Maturation of phagosomes is characterized by changes in their polypeptides, phosphorylated proteins and phospholipid composition. Kinetic analyses have shown that a variety of proteins associate and dissociate from latex-containing phagosomes at precise intervals during phagolysosome biogenesis. In an attempt to link these temporal biochemical modifications to functional changes, we have examined the in vivo fusion properties of aging endosomes and phagosomes. Using an in vivo fusion assay at the electron microscope, we measured the rate of exchange of bovine serum albumin-gold (5 and 16 nm particles) between endosomes and latex-bead-containing phagosomes. The results obtained indicate that the maturation of phagosomes is accompanied by changes of their fusion properties. Early phagosomes were shown to fuse preferentially with early endocytic organelles and to gradually acquire the ability to fuse with late endocytic organelles. Furthermore, the transfer of bovine serum albumin-gold from endosomes to phagosomes is size-dependent, a process also modulated by the maturation of these organelles, in agreement with the concept that transient fusion events occur between endosomes and phagosomes. Biochemical analysis showed variations in the levels of rab proteins associated with phagosomes during maturation while other 'fusion' proteins, including synaptobrevin1 and synaptobrevin2, remained constant.

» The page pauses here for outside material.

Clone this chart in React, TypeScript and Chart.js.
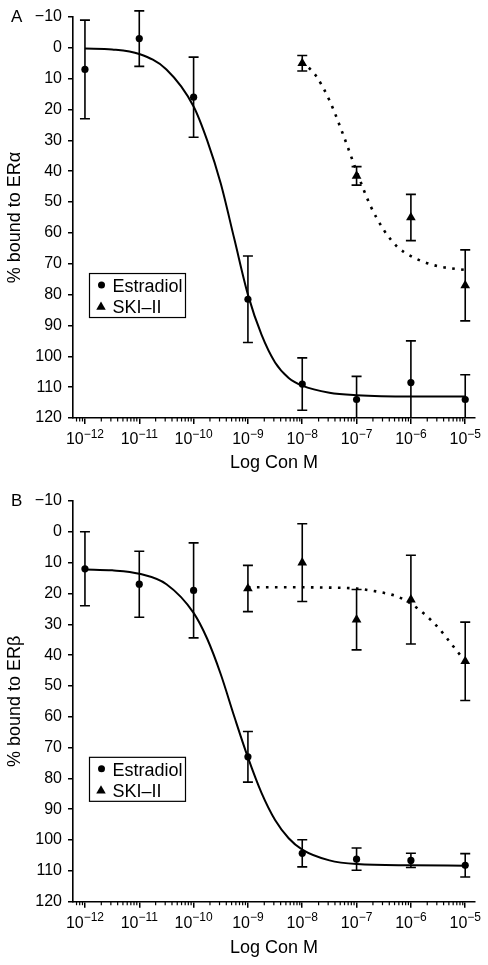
import React, { useEffect, useRef } from "react";
import { Chart, registerables } from "chart.js";

Chart.register(...registerables);

const FONT = '"Liberation Sans", Arial, Helvetica, sans-serif';

// ---- shared axes ----
const logConc = [-12, -11, -10, -9, -8, -7, -6, -5];
const decadeTicks = [-12, -11, -10, -9, -8, -7, -6, -5];
const yTickValues = [-10, 0, 10, 20, 30, 40, 50, 60, 70, 80, 90, 100, 110, 120];
const xMin = -12.22;
const xMax = -4.82;
const yMin = -10;
const yMax = 120;
const xTitle = "Log Con M";
const seriesNames = ["Estradiol", "SKI\u2013II"];
const yTitleA = "% bound to ER\u03b1";
const yTitleB = "% bound to ER\u03b2";

// ---- panel A (ERα) ----
const estradiolA = [7, -3, 16, 81.5, 109, 114, 108.5, 114];
const estradiolAErr = [16, 9, 13, 14, 8.5, 7.5, 13.5, 8];
const skiConcA = [-8, -7, -6, -5];
const skiA = [5, 41.5, 55, 77];
const skiAErr = [2.5, 3, 7.5, 11.5];
const fitXA = [-12, -11.5, -11, -10.5, -10, -9.75, -9.5, -9.25, -9, -8.75, -8.5, -8.25, -8, -7.5, -7, -6, -5];
const estradiolFitA = [0.2, 0.5, 2, 7, 19, 30, 44, 62, 80, 93, 102, 107, 109.5, 111.8, 112.6, 113, 113];
const skiFitXA = [-8, -7.75, -7.5, -7.25, -7, -6.75, -6.5, -6.25, -6, -5.75, -5.5, -5.25, -5];
const skiFitA = [4.5, 9, 17, 28, 40, 51, 59, 64.5, 67.5, 69.5, 70.8, 71.5, 72];

// ---- panel B (ERβ) ----
const estradiolB = [12, 17, 19, 73, 104.3, 106.2, 106.6, 108.2];
const estradiolBErr = [12, 10.7, 15.4, 8.2, 4.4, 3.6, 2.3, 3.8];
const skiConcB = [-9, -8, -7, -6, -5];
const skiB = [18.4, 10, 28.5, 22, 42];
const skiBErr = [7.5, 12.6, 9.8, 14.4, 12.7];
const fitXB = [-12, -11.5, -11, -10.5, -10, -9.75, -9.5, -9.25, -9, -8.75, -8.5, -8.25, -8, -7.5, -7, -6, -5];
const estradiolFitB = [12.2, 12.5, 13.6, 17, 26.3, 34.7, 46.2, 60, 73.2, 84.7, 93.5, 99.4, 103.1, 106.6, 107.8, 108.2, 108.3];
const skiFitXB = [-9, -8.5, -8, -7.5, -7, -6.75, -6.5, -6.25, -6, -5.75, -5.5, -5.25, -5];
const skiFitB = [18, 18, 18, 18.1, 18.4, 19, 19.8, 21, 23.3, 26.7, 31, 36.5, 42];

const legendTopValue = 73;

function fmtY(v: number) {
  return v < 0 ? "\u2212" + Math.abs(v) : String(v);
}

function drawTriangle(ctx: CanvasRenderingContext2D, x: number, y: number, r: number) {
  ctx.beginPath();
  ctx.moveTo(x, y - r);
  ctx.lineTo(x + 0.866 * r, y + 0.5 * r);
  ctx.lineTo(x - 0.866 * r, y + 0.5 * r);
  ctx.closePath();
  ctx.fill();
}

const errorBarPlugin = {
  id: "errorBars",
  beforeDatasetsDraw(chart: any) {
    const { ctx, chartArea } = chart;
    const xs = chart.scales.x;
    const ys = chart.scales.y;
    ctx.save();
    ctx.beginPath();
    ctx.rect(0, 0, chart.width, chartArea.bottom);
    ctx.clip();
    ctx.strokeStyle = "#000";
    ctx.lineWidth = 1.6;
    chart.data.datasets.forEach((ds: any) => {
      if (!ds.errors) return;
      ds.data.forEach((p: any, i: number) => {
        const e = ds.errors[i];
        const px = xs.getPixelForValue(p.x);
        const y1 = ys.getPixelForValue(p.y - e);
        const y2 = ys.getPixelForValue(p.y + e);
        ctx.beginPath();
        ctx.moveTo(px, y1);
        ctx.lineTo(px, y2);
        ctx.moveTo(px - 5, y1);
        ctx.lineTo(px + 5, y1);
        ctx.moveTo(px - 5, y2);
        ctx.lineTo(px + 5, y2);
        ctx.stroke();
      });
    });
    ctx.restore();
  },
};

const decorPlugin = {
  id: "decor",
  afterDraw(chart: any, _args: any, opts: any) {
    const { ctx, chartArea } = chart;
    const xs = chart.scales.x;
    const ys = chart.scales.y;
    ctx.save();
    // minor ticks on log axis
    ctx.strokeStyle = "#000";
    ctx.lineWidth = 1.2;
    for (let n = -13; n <= -5; n++) {
      for (let k = 2; k <= 9; k++) {
        const v = n + Math.log10(k);
        if (v < xMin || v > xMax) continue;
        const px = xs.getPixelForValue(v);
        ctx.beginPath();
        ctx.moveTo(px, chartArea.bottom);
        ctx.lineTo(px, chartArea.bottom + 3.5);
        ctx.stroke();
      }
    }
    // decade labels 10^n
    ctx.fillStyle = "#000";
    ctx.textBaseline = "alphabetic";
    ctx.textAlign = "left";
    const mainFont = `16px ${FONT}`;
    const supFont = `12px ${FONT}`;
    decadeTicks.forEach((v) => {
      const px = xs.getPixelForValue(v);
      const exp = "\u2212" + Math.abs(v);
      ctx.font = mainFont;
      const w1 = ctx.measureText("10").width;
      ctx.font = supFont;
      const w2 = ctx.measureText(exp).width;
      const start = px - (w1 + w2) / 2;
      const base = chartArea.bottom + 26;
      ctx.font = mainFont;
      ctx.fillText("10", start, base);
      ctx.font = supFont;
      ctx.fillText(exp, start + w1, base - 6.5);
    });
    // panel letter
    ctx.font = `17px ${FONT}`;
    ctx.textBaseline = "middle";
    ctx.fillText(opts.letter, 11, chartArea.top + 0.5);
    // legend
    const left = chartArea.left + 16;
    const top = ys.getPixelForValue(legendTopValue);
    ctx.lineWidth = 1.2;
    ctx.strokeRect(left + 0.5, top + 0.5, 96, 44);
    ctx.beginPath();
    ctx.arc(left + 12.5, top + 12, 3.5, 0, Math.PI * 2);
    ctx.fill();
    drawTriangle(ctx, left + 12, top + 34, 5.5);
    ctx.font = `18px ${FONT}`;
    ctx.textBaseline = "alphabetic";
    ctx.fillText(seriesNames[0], left + 23.5, top + 19);
    ctx.fillText(seriesNames[1], left + 23.5, top + 40);
    ctx.restore();
  },
};

type PanelProps = {
  letter: string;
  yTitle: string;
  estradiol: number[];
  estradiolErr: number[];
  skiConc: number[];
  ski: number[];
  skiErr: number[];
  fitX: number[];
  estradiolFit: number[];
  skiFitX: number[];
  skiFit: number[];
  height: number;
  padTop: number;
  xAxisHeight: number;
};

function Panel(props: PanelProps) {
  const ref = useRef<HTMLCanvasElement>(null);
  useEffect(() => {
    const canvas = ref.current!;
    const chart = new Chart(canvas, {
      type: "line",
      data: {
        datasets: [
          {
            label: seriesNames[0] + " fit",
            data: props.fitX.map((x, i) => ({ x, y: props.estradiolFit[i] })),
            borderColor: "#000",
            borderWidth: 2,
            pointRadius: 0,
            cubicInterpolationMode: "monotone",
            fill: false,
          },
          {
            label: seriesNames[1] + " fit",
            data: props.skiFitX.map((x, i) => ({ x, y: props.skiFit[i] })),
            borderColor: "#000",
            borderWidth: 2.6,
            borderDash: [2.6, 6.4],
            pointRadius: 0,
            cubicInterpolationMode: "monotone",
            fill: false,
          },
          {
            label: seriesNames[0],
            data: logConc.map((x, i) => ({ x, y: props.estradiol[i] })),
            showLine: false,
            pointStyle: "circle",
            pointRadius: 3.6,
            backgroundColor: "#000",
            borderColor: "#000",
            borderWidth: 0,
            errors: props.estradiolErr,
          } as any,
          {
            label: seriesNames[1],
            data: props.skiConc.map((x, i) => ({ x, y: props.ski[i] })),
            showLine: false,
            pointStyle: "triangle",
            pointRadius: 5.6,
            backgroundColor: "#000",
            borderColor: "#000",
            borderWidth: 0,
            errors: props.skiErr,
          } as any,
        ],
      },
      options: {
        responsive: false,
        animation: false,
        devicePixelRatio: 1,
        events: [],
        layout: { padding: { left: 0, right: 13, top: props.padTop, bottom: 0 } },
        plugins: {
          legend: { display: false },
          tooltip: { enabled: false },
          decor: { letter: props.letter },
        } as any,
        scales: {
          x: {
            type: "linear",
            min: xMin,
            max: xMax,
            afterBuildTicks: (s: any) => {
              s.ticks = decadeTicks.map((v) => ({ value: v }));
            },
            ticks: { display: false },
            grid: { drawOnChartArea: false, drawTicks: true, tickLength: 6, color: "#000", lineWidth: 1.5 },
            border: { display: true, color: "#000", width: 1.6 },
            title: {
              display: true,
              text: xTitle,
              color: "#000",
              font: { family: FONT, size: 18 },
              padding: { top: 0, bottom: 6 },
            },
            afterFit: (s: any) => {
              s.height = props.xAxisHeight;
            },
          },
          y: {
            type: "linear",
            reverse: true,
            min: yMin,
            max: yMax,
            afterBuildTicks: (s: any) => {
              s.ticks = yTickValues.map((v) => ({ value: v }));
            },
            ticks: {
              color: "#000",
              font: { family: FONT, size: 16 },
              padding: 6,
              callback: (v: any) => fmtY(Number(v)),
            },
            grid: { drawOnChartArea: false, drawTicks: true, tickLength: 5, color: "#000", lineWidth: 1.5 },
            border: { display: true, color: "#000", width: 1.6 },
            title: {
              display: true,
              text: props.yTitle,
              color: "#000",
              font: { family: FONT, size: 18 },
              padding: { top: 4.2, bottom: 0 },
            },
            afterFit: (s: any) => {
              s.width = 73;
            },
          },
        },
      },
      plugins: [errorBarPlugin, decorPlugin],
    } as any);
    return () => chart.destroy();
  }, []);
  return (
    <canvas
      ref={ref}
      width={488}
      height={props.height}
      style={{ display: "block", width: 488, height: props.height }}
    />
  );
}

export default function App() {
  useEffect(() => {
    document.body.style.margin = "0";
    document.body.style.background = "#fff";
  }, []);
  return (
    <div style={{ width: 488, background: "#fff" }}>
      <Panel
        letter="A"
        yTitle={yTitleA}
        estradiol={estradiolA}
        estradiolErr={estradiolAErr}
        skiConc={skiConcA}
        ski={skiA}
        skiErr={skiAErr}
        fitX={fitXA}
        estradiolFit={estradiolFitA}
        skiFitX={skiFitXA}
        skiFit={skiFitA}
        height={480}
        padTop={17}
        xAxisHeight={62}
      />
      <Panel
        letter="B"
        yTitle={yTitleB}
        estradiol={estradiolB}
        estradiolErr={estradiolBErr}
        skiConc={skiConcB}
        ski={skiB}
        skiErr={skiBErr}
        fitX={fitXB}
        estradiolFit={estradiolFitB}
        skiFitX={skiFitXB}
        skiFit={skiFitB}
        height={485}
        padTop={21}
        xAxisHeight={63.3}
      />
    </div>
  );
}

Protein phosphorylation during phagosome maturation.

Phagolysosome biogenesis is driven by a series of interactions between phagosomes and organelles of the biosynthetic and endocytic pathways. The presence of endocytic markers on phagosomes suggests that phagosomes and endosomes share common structural and functional characteristics. In that line of thought, protein phosphorylation has been shown to be involved in regulatory aspects of the fusion properties of endosomes and other vacuolar organelles. To study further the mechanisms involved in phagolysosome biogenesis, we have investigated the presence of phagosome proteins that can be phosphorylated in vitro by endogenous phagosome-associated kinases. The results obtained show that proteins phosphorylated on tyrosine residues are present on phagosomes. Moreover, complex phosphorylation/dephosphorylation cycles appear to occur during phagolysosome biogenesis. The addition of endosome fractions to phagosomes inhibit the phosphorylation of phagosome proteins. These results suggest that phosphorylation and dephosphorylation events could play roles in the biogenesis of phagolysosomes and regulate, in part, the complex in vivo interactions between phagosomes and endosomes.